3 responses to “Replay Story Structure: Life After Life (2)

  1. I thought I’d add some additional analysis of this book if I may…

    While the structure – or maybe “mechanic” is a better word – of the book is a kind of branching narrative, the storytelling is as much about multiple points of view. In fact, each time Ursula is respawned her “new character” reveals another perspective or new information on what is actually a linear foundation of “(story)world events”. Hence the story is not so much branching as multiple layered – with Ursula1, Ursula2, Ursula3 etc providing different view points to explore the family and the world around the family.

    For example, i think its possible to imagine that the branch that explores wife beater Oliphant would have happened anyway with or without Ursula: that was Oliphant’s destiny. When he picks her off the pavement towards the end of the book and she rushes away, I was left to think that he would damage some other girl’s life if not Ursula’s.
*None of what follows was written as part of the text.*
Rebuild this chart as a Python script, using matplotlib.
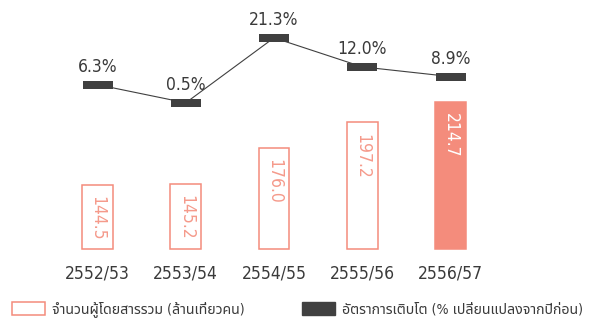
import matplotlib
matplotlib.use("Agg")
import matplotlib.pyplot as plt
from matplotlib.patches import Patch
from matplotlib.path import Path

years = ["2552/53", "2553/54", "2554/55", "2555/56", "2556/57"]
passengers = [144.5, 145.2, 176.0, 197.2, 214.7]   # ล้านเที่ยวคน
growth = [6.3, 0.5, 21.3, 12.0, 8.9]               # % change

SALMON = "#f48c7c"
DARK = "#404040"
TEXT = "#3a3a3a"
NUM_FONT = dict(family="DejaVu Sans", fontstretch="condensed", fontsize=12.5)
THAI_FONT = ["DejaVu Sans", "Noto Sans Thai"]

fig = plt.figure(figsize=(5.91, 3.22), dpi=100)
ax = fig.add_axes([0, 0, 1, 1])
ax2 = ax.twinx()
ax.set_axis_off()
ax2.set_axis_off()

x = list(range(len(years)))
base = 90

# passenger bars, last year filled
for i, v in enumerate(passengers):
    last = i == len(passengers) - 1
    ax.bar(i, v - base, bottom=base, width=0.35,
           facecolor=SALMON if last else "white",
           edgecolor=SALMON, linewidth=1.1)
    ax.annotate(f"{v:.1f}", (i, v), xytext=(0, -8), textcoords="offset points",
                rotation=-90, ha="center", va="top",
                color="white" if last else "#f59a8b", **NUM_FONT)
    ax.text(i, 0.15, years[i], transform=ax.get_xaxis_transform(),
            ha="center", va="center", color=TEXT, **NUM_FONT)

ax.set_xlim(-1.105, 5.592)
ax.set_ylim(28.4, 300.8)

# growth line with flat bar markers
rect = Path([(-1, -0.25), (1, -0.25), (1, 0.25), (-1, 0.25), (-1, -0.25)],
            [Path.MOVETO, Path.LINETO, Path.LINETO, Path.LINETO, Path.CLOSEPOLY])
ax2.plot(x, growth, color=DARK, linewidth=0.8, marker=rect, markersize=22.3,
         markerfacecolor=DARK, markeredgewidth=0)
for i, g in enumerate(growth):
    ax2.annotate(f"{g:.1f}%", (i, g), xytext=(0, 9), textcoords="offset points",
                 ha="center", va="baseline", color=TEXT, **NUM_FONT)
ax2.set_ylim(-69.64, 33.4)

leg_kw = dict(frameon=False, loc="center left", borderaxespad=0, borderpad=0,
              handlelength=2.3, handleheight=1.05, handletextpad=0.5,
              prop={"family": THAI_FONT, "size": 10.2, "stretch": "condensed"},
              labelcolor=TEXT)
leg1 = fig.legend(handles=[Patch(facecolor="white", edgecolor=SALMON, linewidth=1.1)],
                  labels=["จำนวนผู้โดยสารรวม (ล้านเที่ยวคน)"],
                  bbox_to_anchor=(12 / 591, 1 - 309 / 322), **leg_kw)
leg2 = fig.legend(handles=[Patch(facecolor=DARK, edgecolor=DARK)],
                  labels=["อัตราการเติบโต (% เปลี่ยนแปลงจากปีก่อน)"],
                  bbox_to_anchor=(302 / 591, 1 - 309 / 322), **leg_kw)

fig.savefig("out.png", dpi=100)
    The air wardens, the lovers, the nazis – they give us multiple POVs on that period in real world history and it’s the mechanic of Ursula’s rebirth that takes us into different places and perspectives. I think it would be possible to draw a linear timeline of key plot points and events and see how the branches are actually layers that fill in gaps from previous tellings. Sure some layers/branches are short lived and do rewrite the previous history but this can be viewed as the unreliability of anyone’s point of view.

    The strength of the mechanic is that it illustrates the fatalism of the book, the amor fati or love of fate that the author feels obliged to mention. I thought is was good practice to reiterate through several Ursula’s quite quickly at the start to establish the mechanic and this allows later layers/branches to be longer.

    The weakness of the fatalist mechanic is that Ursula is quite passive throughout and the choices she makes seemingly inconsequential at the time. So she seldom actually makes a life or death choice – at least not in the character’s mind – the significance is in the mind of the reader because we have the hindsight of Ursula’s former lives. The result is that most of the pleasure is in the replay of familiar events and not their first telling. Indeed, I often looked forward to Ursula’s death because it gave renewed engagement – usually after I felt some branches had passed their point of interest.

    The most disappointing was the introduction of ESP/clairvoyance and the psychologist/philosopher which feel heavy handed and unnecessary. In cases when Ursula unexpectedly rushes off to the train station or out of a cafe it feels like the ESP is a convenient crutch for the author in place of better plotting. Indeed, I would have preferred better weaving of the alternative futures in the first tellings – such as the dad’s buddy in Germany who suddenly becomes apparent as a means to get Ursula to Munich.

    Ill end here because its a long comment but I’m quite keen now to explore what we might learn from this book were we to give the reader agency and how someone might approach the writing of a replay story.

  2. I agree that the ESP stuff struck the wrong note.